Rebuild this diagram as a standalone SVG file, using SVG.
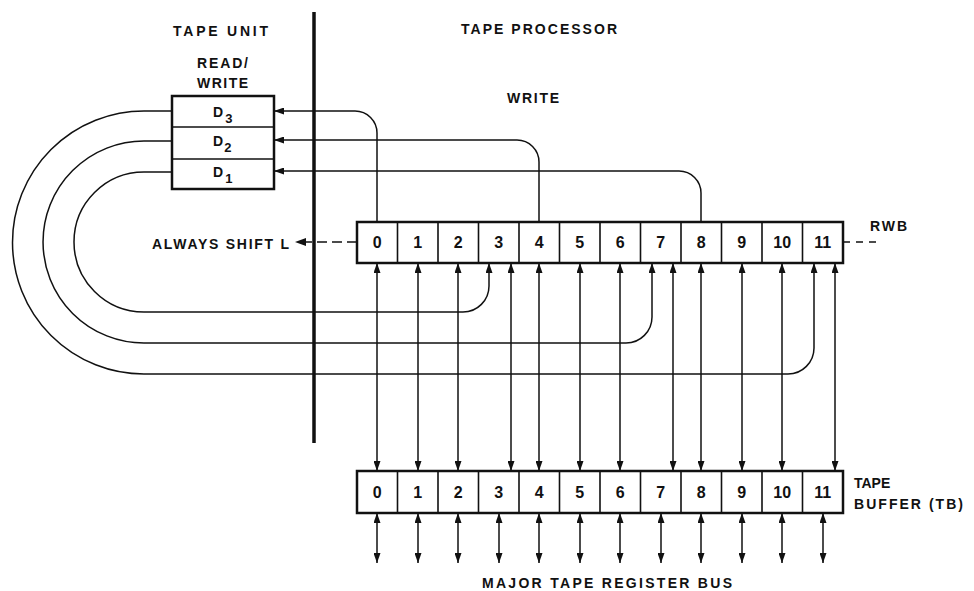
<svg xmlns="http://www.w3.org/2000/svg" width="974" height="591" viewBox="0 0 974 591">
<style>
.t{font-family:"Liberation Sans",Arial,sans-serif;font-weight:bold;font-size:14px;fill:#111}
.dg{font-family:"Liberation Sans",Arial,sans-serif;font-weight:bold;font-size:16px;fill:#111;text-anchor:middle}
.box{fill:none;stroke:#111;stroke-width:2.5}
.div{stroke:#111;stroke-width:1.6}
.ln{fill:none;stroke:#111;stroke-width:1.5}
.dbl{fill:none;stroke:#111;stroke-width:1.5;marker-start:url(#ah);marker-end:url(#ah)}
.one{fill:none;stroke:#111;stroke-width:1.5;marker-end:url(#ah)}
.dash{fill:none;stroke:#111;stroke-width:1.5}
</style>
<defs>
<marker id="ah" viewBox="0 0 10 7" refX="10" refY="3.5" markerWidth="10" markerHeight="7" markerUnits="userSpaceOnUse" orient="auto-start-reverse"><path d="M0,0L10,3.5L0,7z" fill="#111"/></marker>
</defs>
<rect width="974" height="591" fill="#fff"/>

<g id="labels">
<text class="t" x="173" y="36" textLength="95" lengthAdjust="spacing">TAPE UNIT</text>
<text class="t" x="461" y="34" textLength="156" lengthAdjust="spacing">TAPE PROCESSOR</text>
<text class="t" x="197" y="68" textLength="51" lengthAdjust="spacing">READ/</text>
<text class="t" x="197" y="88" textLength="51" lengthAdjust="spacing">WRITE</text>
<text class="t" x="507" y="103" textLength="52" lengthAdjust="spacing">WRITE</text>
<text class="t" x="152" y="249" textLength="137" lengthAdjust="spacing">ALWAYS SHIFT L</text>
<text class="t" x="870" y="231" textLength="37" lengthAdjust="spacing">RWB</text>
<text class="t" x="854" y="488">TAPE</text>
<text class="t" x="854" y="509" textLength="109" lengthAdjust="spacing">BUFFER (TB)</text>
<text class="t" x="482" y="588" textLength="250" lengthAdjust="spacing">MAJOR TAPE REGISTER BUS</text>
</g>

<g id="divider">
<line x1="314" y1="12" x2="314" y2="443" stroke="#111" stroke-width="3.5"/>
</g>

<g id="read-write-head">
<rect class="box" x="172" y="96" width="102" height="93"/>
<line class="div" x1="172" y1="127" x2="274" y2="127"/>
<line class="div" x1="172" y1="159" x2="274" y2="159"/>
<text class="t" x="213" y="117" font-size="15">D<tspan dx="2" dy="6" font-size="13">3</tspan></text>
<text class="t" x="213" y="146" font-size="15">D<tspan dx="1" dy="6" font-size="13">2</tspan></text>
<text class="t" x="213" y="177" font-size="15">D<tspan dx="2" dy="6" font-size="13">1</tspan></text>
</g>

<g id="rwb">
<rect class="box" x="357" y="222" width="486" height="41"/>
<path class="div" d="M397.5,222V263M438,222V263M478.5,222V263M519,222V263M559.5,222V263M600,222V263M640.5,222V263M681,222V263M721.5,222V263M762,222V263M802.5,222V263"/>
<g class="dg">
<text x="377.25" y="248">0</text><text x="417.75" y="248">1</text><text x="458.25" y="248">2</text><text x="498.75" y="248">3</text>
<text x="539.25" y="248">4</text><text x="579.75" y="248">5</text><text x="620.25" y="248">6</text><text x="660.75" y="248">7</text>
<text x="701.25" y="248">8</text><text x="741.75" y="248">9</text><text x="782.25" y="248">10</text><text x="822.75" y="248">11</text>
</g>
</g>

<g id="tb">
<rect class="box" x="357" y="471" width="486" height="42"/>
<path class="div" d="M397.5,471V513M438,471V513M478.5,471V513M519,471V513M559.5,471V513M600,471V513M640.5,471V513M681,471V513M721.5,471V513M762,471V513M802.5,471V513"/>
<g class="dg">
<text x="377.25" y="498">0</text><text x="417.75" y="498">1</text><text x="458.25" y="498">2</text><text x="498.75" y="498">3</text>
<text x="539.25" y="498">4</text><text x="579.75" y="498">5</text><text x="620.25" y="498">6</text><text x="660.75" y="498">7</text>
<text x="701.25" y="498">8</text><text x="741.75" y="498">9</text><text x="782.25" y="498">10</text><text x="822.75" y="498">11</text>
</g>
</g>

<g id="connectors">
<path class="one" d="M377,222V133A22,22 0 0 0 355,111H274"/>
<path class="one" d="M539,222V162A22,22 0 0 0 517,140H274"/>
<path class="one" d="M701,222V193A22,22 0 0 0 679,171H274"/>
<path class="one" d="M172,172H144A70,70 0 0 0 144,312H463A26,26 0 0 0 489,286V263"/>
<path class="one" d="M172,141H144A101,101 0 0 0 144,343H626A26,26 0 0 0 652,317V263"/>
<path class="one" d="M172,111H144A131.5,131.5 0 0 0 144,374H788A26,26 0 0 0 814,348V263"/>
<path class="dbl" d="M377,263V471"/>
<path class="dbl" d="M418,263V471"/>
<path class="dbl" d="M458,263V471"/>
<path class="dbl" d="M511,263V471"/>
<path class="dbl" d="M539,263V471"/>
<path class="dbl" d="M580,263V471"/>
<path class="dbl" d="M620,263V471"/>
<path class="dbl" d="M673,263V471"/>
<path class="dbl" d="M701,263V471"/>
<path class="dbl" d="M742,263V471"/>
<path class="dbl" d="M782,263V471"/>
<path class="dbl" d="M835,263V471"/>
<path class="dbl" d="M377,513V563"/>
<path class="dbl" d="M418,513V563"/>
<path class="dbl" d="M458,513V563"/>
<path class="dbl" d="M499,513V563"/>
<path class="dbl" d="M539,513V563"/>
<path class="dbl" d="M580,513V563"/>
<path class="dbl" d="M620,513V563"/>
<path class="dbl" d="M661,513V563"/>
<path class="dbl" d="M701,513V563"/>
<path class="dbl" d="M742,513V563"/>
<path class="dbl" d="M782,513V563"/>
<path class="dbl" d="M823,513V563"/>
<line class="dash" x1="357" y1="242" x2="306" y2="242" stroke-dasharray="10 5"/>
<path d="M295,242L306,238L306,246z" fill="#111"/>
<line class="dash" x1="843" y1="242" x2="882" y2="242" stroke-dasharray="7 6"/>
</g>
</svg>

□ □ □ □

Task instructions:
Repeat the data in full and exactly. Omit pictures.

Solution to this problem:
Rebuild this diagram as a standalone SVG file, using SVG.
<svg xmlns="http://www.w3.org/2000/svg" width="974" height="591" viewBox="0 0 974 591">
<style>
.t{font-family:"Liberation Sans",Arial,sans-serif;font-weight:bold;font-size:14px;fill:#111}
.dg{font-family:"Liberation Sans",Arial,sans-serif;font-weight:bold;font-size:16px;fill:#111;text-anchor:middle}
.box{fill:none;stroke:#111;stroke-width:2.5}
.div{stroke:#111;stroke-width:1.6}
.ln{fill:none;stroke:#111;stroke-width:1.5}
.dbl{fill:none;stroke:#111;stroke-width:1.5;marker-start:url(#ah);marker-end:url(#ah)}
.one{fill:none;stroke:#111;stroke-width:1.5;marker-end:url(#ah)}
.dash{fill:none;stroke:#111;stroke-width:1.5}
</style>
<defs>
<marker id="ah" viewBox="0 0 10 7" refX="10" refY="3.5" markerWidth="10" markerHeight="7" markerUnits="userSpaceOnUse" orient="auto-start-reverse"><path d="M0,0L10,3.5L0,7z" fill="#111"/></marker>
</defs>
<rect width="974" height="591" fill="#fff"/>

<g id="labels">
<text class="t" x="173" y="36" textLength="95" lengthAdjust="spacing">TAPE UNIT</text>
<text class="t" x="461" y="34" textLength="156" lengthAdjust="spacing">TAPE PROCESSOR</text>
<text class="t" x="197" y="68" textLength="51" lengthAdjust="spacing">READ/</text>
<text class="t" x="197" y="88" textLength="51" lengthAdjust="spacing">WRITE</text>
<text class="t" x="507" y="103" textLength="52" lengthAdjust="spacing">WRITE</text>
<text class="t" x="152" y="249" textLength="137" lengthAdjust="spacing">ALWAYS SHIFT L</text>
<text class="t" x="870" y="231" textLength="37" lengthAdjust="spacing">RWB</text>
<text class="t" x="854" y="488">TAPE</text>
<text class="t" x="854" y="509" textLength="109" lengthAdjust="spacing">BUFFER (TB)</text>
<text class="t" x="482" y="588" textLength="250" lengthAdjust="spacing">MAJOR TAPE REGISTER BUS</text>
</g>

<g id="divider">
<line x1="314" y1="12" x2="314" y2="443" stroke="#111" stroke-width="3.5"/>
</g>

<g id="read-write-head">
<rect class="box" x="172" y="96" width="102" height="93"/>
<line class="div" x1="172" y1="127" x2="274" y2="127"/>
<line class="div" x1="172" y1="159" x2="274" y2="159"/>
<text class="t" x="213" y="117" font-size="15">D<tspan dx="2" dy="6" font-size="13">3</tspan></text>
<text class="t" x="213" y="146" font-size="15">D<tspan dx="1" dy="6" font-size="13">2</tspan></text>
<text class="t" x="213" y="177" font-size="15">D<tspan dx="2" dy="6" font-size="13">1</tspan></text>
</g>

<g id="rwb">
<rect class="box" x="357" y="222" width="486" height="41"/>
<path class="div" d="M397.5,222V263M438,222V263M478.5,222V263M519,222V263M559.5,222V263M600,222V263M640.5,222V263M681,222V263M721.5,222V263M762,222V263M802.5,222V263"/>
<g class="dg">
<text x="377.25" y="248">0</text><text x="417.75" y="248">1</text><text x="458.25" y="248">2</text><text x="498.75" y="248">3</text>
<text x="539.25" y="248">4</text><text x="579.75" y="248">5</text><text x="620.25" y="248">6</text><text x="660.75" y="248">7</text>
<text x="701.25" y="248">8</text><text x="741.75" y="248">9</text><text x="782.25" y="248">10</text><text x="822.75" y="248">11</text>
</g>
</g>

<g id="tb">
<rect class="box" x="357" y="471" width="486" height="42"/>
<path class="div" d="M397.5,471V513M438,471V513M478.5,471V513M519,471V513M559.5,471V513M600,471V513M640.5,471V513M681,471V513M721.5,471V513M762,471V513M802.5,471V513"/>
<g class="dg">
<text x="377.25" y="498">0</text><text x="417.75" y="498">1</text><text x="458.25" y="498">2</text><text x="498.75" y="498">3</text>
<text x="539.25" y="498">4</text><text x="579.75" y="498">5</text><text x="620.25" y="498">6</text><text x="660.75" y="498">7</text>
<text x="701.25" y="498">8</text><text x="741.75" y="498">9</text><text x="782.25" y="498">10</text><text x="822.75" y="498">11</text>
</g>
</g>

<g id="connectors">
<path class="one" d="M377,222V133A22,22 0 0 0 355,111H274"/>
<path class="one" d="M539,222V162A22,22 0 0 0 517,140H274"/>
<path class="one" d="M701,222V193A22,22 0 0 0 679,171H274"/>
<path class="one" d="M172,172H144A70,70 0 0 0 144,312H463A26,26 0 0 0 489,286V263"/>
<path class="one" d="M172,141H144A101,101 0 0 0 144,343H626A26,26 0 0 0 652,317V263"/>
<path class="one" d="M172,111H144A131.5,131.5 0 0 0 144,374H788A26,26 0 0 0 814,348V263"/>
<path class="dbl" d="M377,263V471"/>
<path class="dbl" d="M418,263V471"/>
<path class="dbl" d="M458,263V471"/>
<path class="dbl" d="M511,263V471"/>
<path class="dbl" d="M539,263V471"/>
<path class="dbl" d="M580,263V471"/>
<path class="dbl" d="M620,263V471"/>
<path class="dbl" d="M673,263V471"/>
<path class="dbl" d="M701,263V471"/>
<path class="dbl" d="M742,263V471"/>
<path class="dbl" d="M782,263V471"/>
<path class="dbl" d="M835,263V471"/>
<path class="dbl" d="M377,513V563"/>
<path class="dbl" d="M418,513V563"/>
<path class="dbl" d="M458,513V563"/>
<path class="dbl" d="M499,513V563"/>
<path class="dbl" d="M539,513V563"/>
<path class="dbl" d="M580,513V563"/>
<path class="dbl" d="M620,513V563"/>
<path class="dbl" d="M661,513V563"/>
<path class="dbl" d="M701,513V563"/>
<path class="dbl" d="M742,513V563"/>
<path class="dbl" d="M782,513V563"/>
<path class="dbl" d="M823,513V563"/>
<line class="dash" x1="357" y1="242" x2="306" y2="242" stroke-dasharray="10 5"/>
<path d="M295,242L306,238L306,246z" fill="#111"/>
<line class="dash" x1="843" y1="242" x2="882" y2="242" stroke-dasharray="7 6"/>
</g>
</svg>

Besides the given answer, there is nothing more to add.